#### Record extracts ####

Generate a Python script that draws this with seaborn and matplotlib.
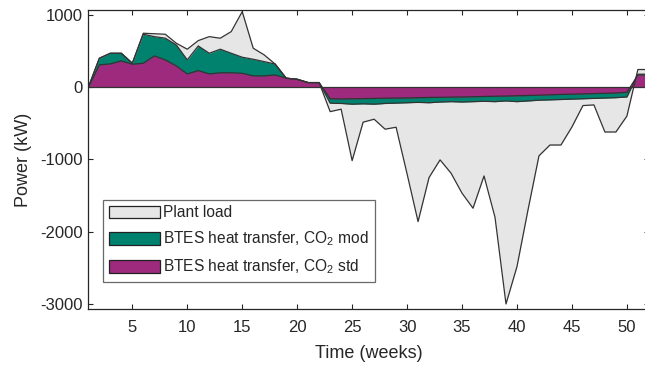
import numpy as np
import pandas as pd
import matplotlib
matplotlib.use("Agg")
import matplotlib.pyplot as plt
import seaborn as sns
from matplotlib.patches import Patch

weeks = list(range(1, 53))

plant_load = [0, 401, 470, 470, 332, 747, 740, 733, 609, 526,
              645, 700, 678, 770, 1046, 540, 447, 320, 125, 110,
              64, 64, -338, -304, -1016, -484, -443, -581, -554, -1200,
              -1860, -1250, -1006, -1190, -1467, -1675, -1228, -1800, -3000, -2483,
              -1700, -950, -800, -800, -550, -254, -245, -620, -620, -400,
              245, 245]

btes_mod = [0, 401, 470, 470, 332, 733, 700, 678, 585, 378,
            571, 470, 526, 470, 415, 387, 354, 320, 125, 110,
            64, 64, -221, -225, -235, -230, -235, -225, -220, -215,
            -210, -215, -205, -200, -205, -200, -195, -200, -190, -200,
            -190, -180, -175, -170, -165, -160, -155, -150, -145, -135,
            180, 180]

btes_std = [0, 309, 323, 364, 318, 332, 433, 378, 295, 184,
            230, 184, 200, 200, 193, 157, 157, 170, 125, 110,
            64, 64, -160, -162, -160, -158, -155, -152, -150, -148,
            -145, -142, -140, -137, -135, -132, -128, -125, -122, -118,
            -115, -110, -105, -100, -96, -92, -88, -84, -80, -70,
            170, 170]

labels = ["Plant load", "BTES heat transfer, CO$_2$ mod", "BTES heat transfer, CO$_2$ std"]
colors = ["#e6e6e6", "#00826f", "#9e2a7d"]
xticks = [5, 10, 15, 20, 25, 30, 35, 40, 45, 50]
yticks = [-3000, -2000, -1000, 0, 1000]

sns.set_style("white")
plt.rcParams["font.family"] = ["Liberation Sans", "DejaVu Sans"]
plt.rcParams["mathtext.fontset"] = "custom"
plt.rcParams["mathtext.rm"] = "Liberation Sans"
plt.rcParams["mathtext.it"] = "Liberation Sans"
plt.rcParams["axes.unicode_minus"] = False

df = pd.DataFrame({"week": weeks, "plant": plant_load, "mod": btes_mod, "std": btes_std})

fig = plt.figure(figsize=(6.45, 3.67), dpi=100)
ax = fig.add_axes([0.137, 0.157, 0.869, 0.817])

edge = "#333333"
for col, c in zip(["plant", "mod", "std"], colors):
    ax.fill_between(df["week"], 0, df[col], color=c, linewidth=0)
    sns.lineplot(data=df, x="week", y=col, ax=ax, color=edge, linewidth=0.9)
ax.axhline(0, color=edge, linewidth=0.9)

ax.set_xlim(1, 52)
ax.set_ylim(-3075, 1075)
ax.set_xticks(xticks)
ax.set_yticks(yticks)
ax.tick_params(direction="in", length=3.5, width=0.8, labelsize=12,
               colors="#262626", top=True, right=True, bottom=True, left=True)
ax.tick_params(axis="x", pad=8)
ax.tick_params(axis="y", pad=4)
for s in ax.spines.values():
    s.set_color("#262626")
    s.set_linewidth(0.9)
ax.set_xlabel("Time (weeks)", fontsize=13, color="#262626", labelpad=7)
ax.set_ylabel("Power (kW)", fontsize=13, color="#262626", labelpad=6)

handles = [Patch(facecolor=c, edgecolor="#222222", linewidth=0.9) for c in colors]
leg = ax.legend(handles, labels, loc="upper left", bbox_to_anchor=(0.027, 0.365),
                fontsize=11.2, frameon=True, fancybox=False, handlelength=3.3,
                handleheight=0.9, handletextpad=0.2, labelspacing=0.6,
                borderpad=0.35, borderaxespad=0)
leg.get_frame().set_edgecolor("#444444")
leg.get_frame().set_linewidth(0.9)

fig.savefig("out.png", dpi=100)
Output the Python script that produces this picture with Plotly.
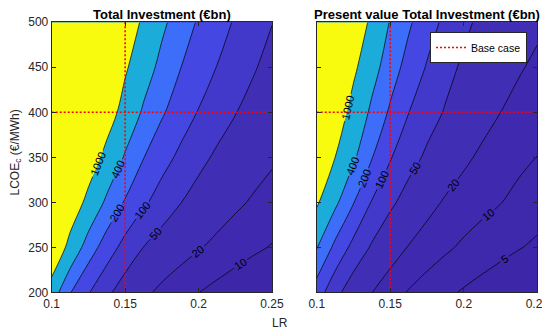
import numpy as np
import plotly.graph_objects as go

# Learning rate (x) and current LCOE (y) grid
lr = [0.1, 0.1125, 0.125, 0.1375, 0.15, 0.1625, 0.175, 0.1875, 0.2, 0.2125, 0.225, 0.2375, 0.25]
lcoe = [200, 250, 300, 350, 400, 450, 500]

# Total Investment (€bn), rows = lcoe, cols = lr (estimated from the contours)
total_inv = [
    [606, 208, 105, 57.8, 35.5, 23.6, 16.9, 12.9, 10.1, 8.21, 6.8, 5.75, 4.94],
    [2600, 719, 286, 143, 78.6, 49.7, 35.9, 27.1, 21.2, 16.8, 13.6, 11.3, 9.57],
    [6510, 1960, 755, 347, 188, 112, 73.4, 51.2, 37.8, 28.9, 22.8, 18.4, 15.2],
    [18100, 4950, 1750, 750, 370, 204, 129, 86.9, 60.7, 44.7, 34.4, 27.3, 22.1],
    [59500, 13600, 4160, 1580, 704, 361, 217, 141, 96.6, 69.1, 51.3, 38.2, 29.2],
    [89600, 20800, 6470, 2490, 1120, 572, 325, 204, 139, 98.6, 71.3, 53.4, 38.5],
    [183000, 39000, 11300, 4100, 1760, 860, 466, 283, 186, 130, 93.9, 68.1, 51],
]
# Present value Total Investment (€bn)
pv_total_inv = [
    [143, 62.2, 33.2, 20.2, 13.4, 9.54, 7.26, 5.73, 4.66, 3.88, 3.3, 2.86, 2.51],
    [416, 169, 81.3, 46, 28.6, 19.3, 14.4, 11.2, 8.91, 7.27, 6.07, 5.17, 4.47],
    [1120, 466, 206, 95.7, 57.8, 37.1, 25.2, 18.5, 14.8, 12.2, 10.2, 8.21, 6.7],
    [2730, 1000, 448, 206, 105, 65.7, 44.2, 31, 22.8, 17.6, 14.2, 11.8, 9.9],
    [5350, 1760, 721, 345, 181, 101, 67.3, 47.2, 34.2, 25.8, 20, 16, 13.1],
    [10900, 3190, 1190, 531, 275, 156, 94.8, 62.5, 44.4, 33.8, 26.5, 21.4, 17.4],
    [24900, 6170, 2020, 810, 381, 221, 134, 86.1, 57.8, 42.9, 34.1, 27.7, 23],
]

levels_left = [10, 20, 50, 100, 200, 400, 1000]
levels_right = [5, 10, 20, 50, 100, 200, 400, 1000]
x_ticks = [0.1, 0.15, 0.2, 0.25]
base_lr = 0.15
base_lcoe = 400

band_colors = {5: 'rgb(62,40,171)', 10: 'rgb(63,42,175)', 20: 'rgb(64,46,181)', 50: 'rgb(66,57,203)',
               100: 'rgb(68,71,226)', 200: 'rgb(61,110,250)', 400: 'rgb(28,172,218)', 1000: 'rgb(249,251,14)'}
base_color = 'rgb(62,38,168)'
axis_grey = '#262626'

fig = go.Figure()
for Z, levels, xa, ya in [(np.array(total_inv), levels_left, 'x', 'y'),
                          (np.array(pv_total_inv), levels_right, 'x2', 'y2')]:
    for L in levels:
        # log-scaled field whose contour at value L is the z = L iso-line
        zL = L + L * (np.log10(Z) - np.log10(L))
        fig.add_trace(go.Contour(
            x=lr, y=lcoe, z=zL, xaxis=xa, yaxis=ya,
            contours=dict(type='constraint', operation='<', value=L, showlabels=True,
                          labelfont=dict(size=11, color='black', family='Liberation Sans'),
                          labelformat='.0f'),
            fillcolor=band_colors[L], line=dict(color='black', width=0.7, smoothing=1),
            showscale=False, hoverinfo='skip', showlegend=False))

for i, (xa, ya) in enumerate([('x', 'y'), ('x2', 'y2')]):
    fig.add_trace(go.Scatter(
        x=[base_lr, base_lr, None, lr[0], lr[-1]], y=[lcoe[0], lcoe[-1], None, base_lcoe, base_lcoe],
        xaxis=xa, yaxis=ya, mode='lines', name='Base case', showlegend=(i == 1),
        line=dict(color='red', width=1.6, dash='2px,2px'), hoverinfo='skip'))

ax = dict(ticks='inside', ticklen=4, tickcolor=axis_grey, showline=True, linecolor=axis_grey,
          linewidth=1, mirror='ticks', showgrid=False, zeroline=False, automargin=False,
          tickfont=dict(size=12, color=axis_grey))
# the page body adds an 8px offset, so the figure is 8px smaller and positions shifted accordingly
fig.update_layout(
    width=542, height=324, margin=dict(l=0, r=0, t=0, b=0, autoexpand=False),
    paper_bgcolor='white', plot_bgcolor=base_color,
    font=dict(family='Liberation Sans, Arial, sans-serif', size=12, color='black'),
    xaxis=dict(domain=[0.0806, 0.4871], range=[0.1, 0.25], tickvals=x_ticks, anchor='y', **ax),
    yaxis=dict(domain=[0.1225, 0.9559], range=[200, 500], tick0=200, dtick=50, anchor='x', **ax),
    xaxis2=dict(domain=[0.5696, 0.9766], range=[0.1, 0.25], tickvals=x_ticks, anchor='y2', **ax),
    yaxis2=dict(domain=[0.1225, 0.9559], range=[200, 500], tick0=200, dtick=50, anchor='x2',
                showticklabels=False, **ax),
    legend=dict(x=0.9576, xanchor='right', y=0.9259, yanchor='top', bgcolor='white',
                bordercolor=axis_grey, borderwidth=1, font=dict(size=10.5, color='black'),
                tracegroupgap=0),
    annotations=[
        dict(text='<b>Total Investment (€bn)</b>', x=0.2841, y=0.98, xref='paper', yref='paper',
             xanchor='center', yanchor='middle', showarrow=False, font=dict(size=13)),
        dict(text='<b>Present value Total Investment (€bn)</b>', x=0.7725, y=0.98, xref='paper',
             yref='paper', xanchor='center', yanchor='middle', showarrow=False, font=dict(size=13)),
        dict(text='LCOE<sub>c</sub> (€/MWh)', x=7.5 / 542, y=0.5525, xref='paper', yref='paper',
             xanchor='center', yanchor='middle', showarrow=False, textangle=-90,
             font=dict(size=12, color=axis_grey)),
        dict(text='LR', x=0.5018, y=0.0278, xref='paper', yref='paper', xanchor='center',
             yanchor='middle', showarrow=False, font=dict(size=12, color=axis_grey)),
    ])
fig.write_html("out.html")
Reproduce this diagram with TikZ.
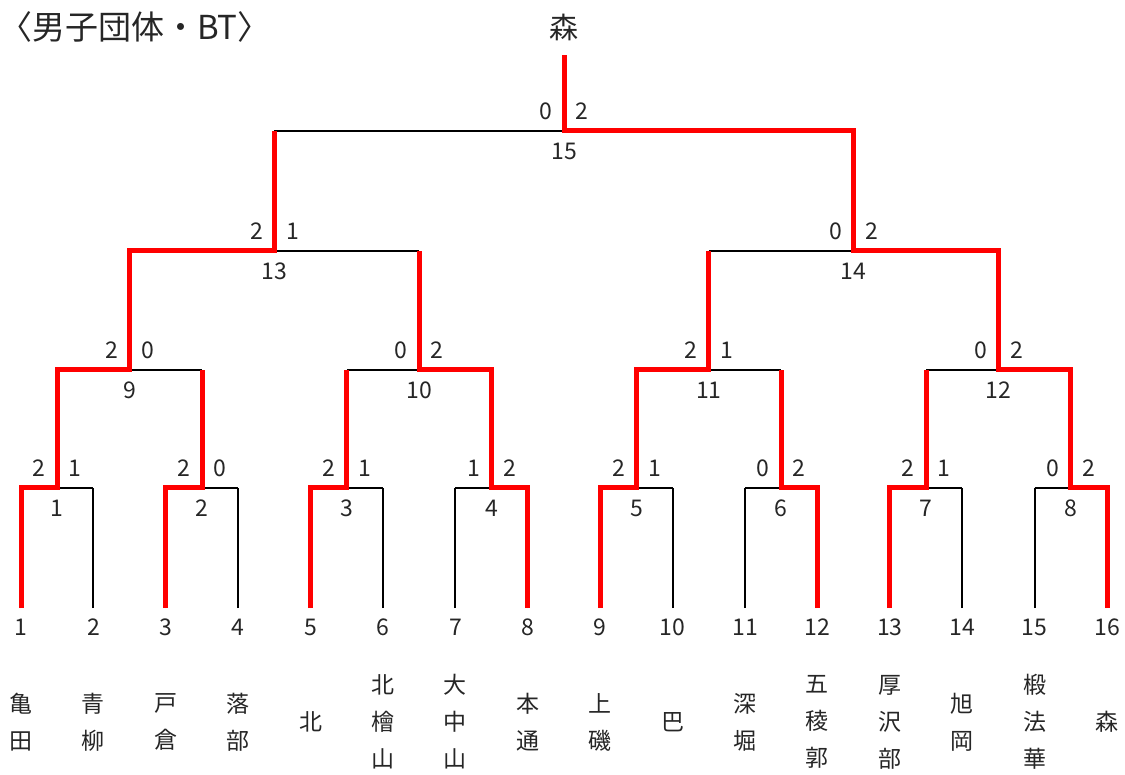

####

* [Exercise requirements]: Which lines in the records above contain the string "matplotlib"? Copy each one.

* [Task solution]:
Generate a Python script that draws this with seaborn and matplotlib.
import matplotlib
matplotlib.use("Agg")
import matplotlib.pyplot as plt
from matplotlib.patches import Patch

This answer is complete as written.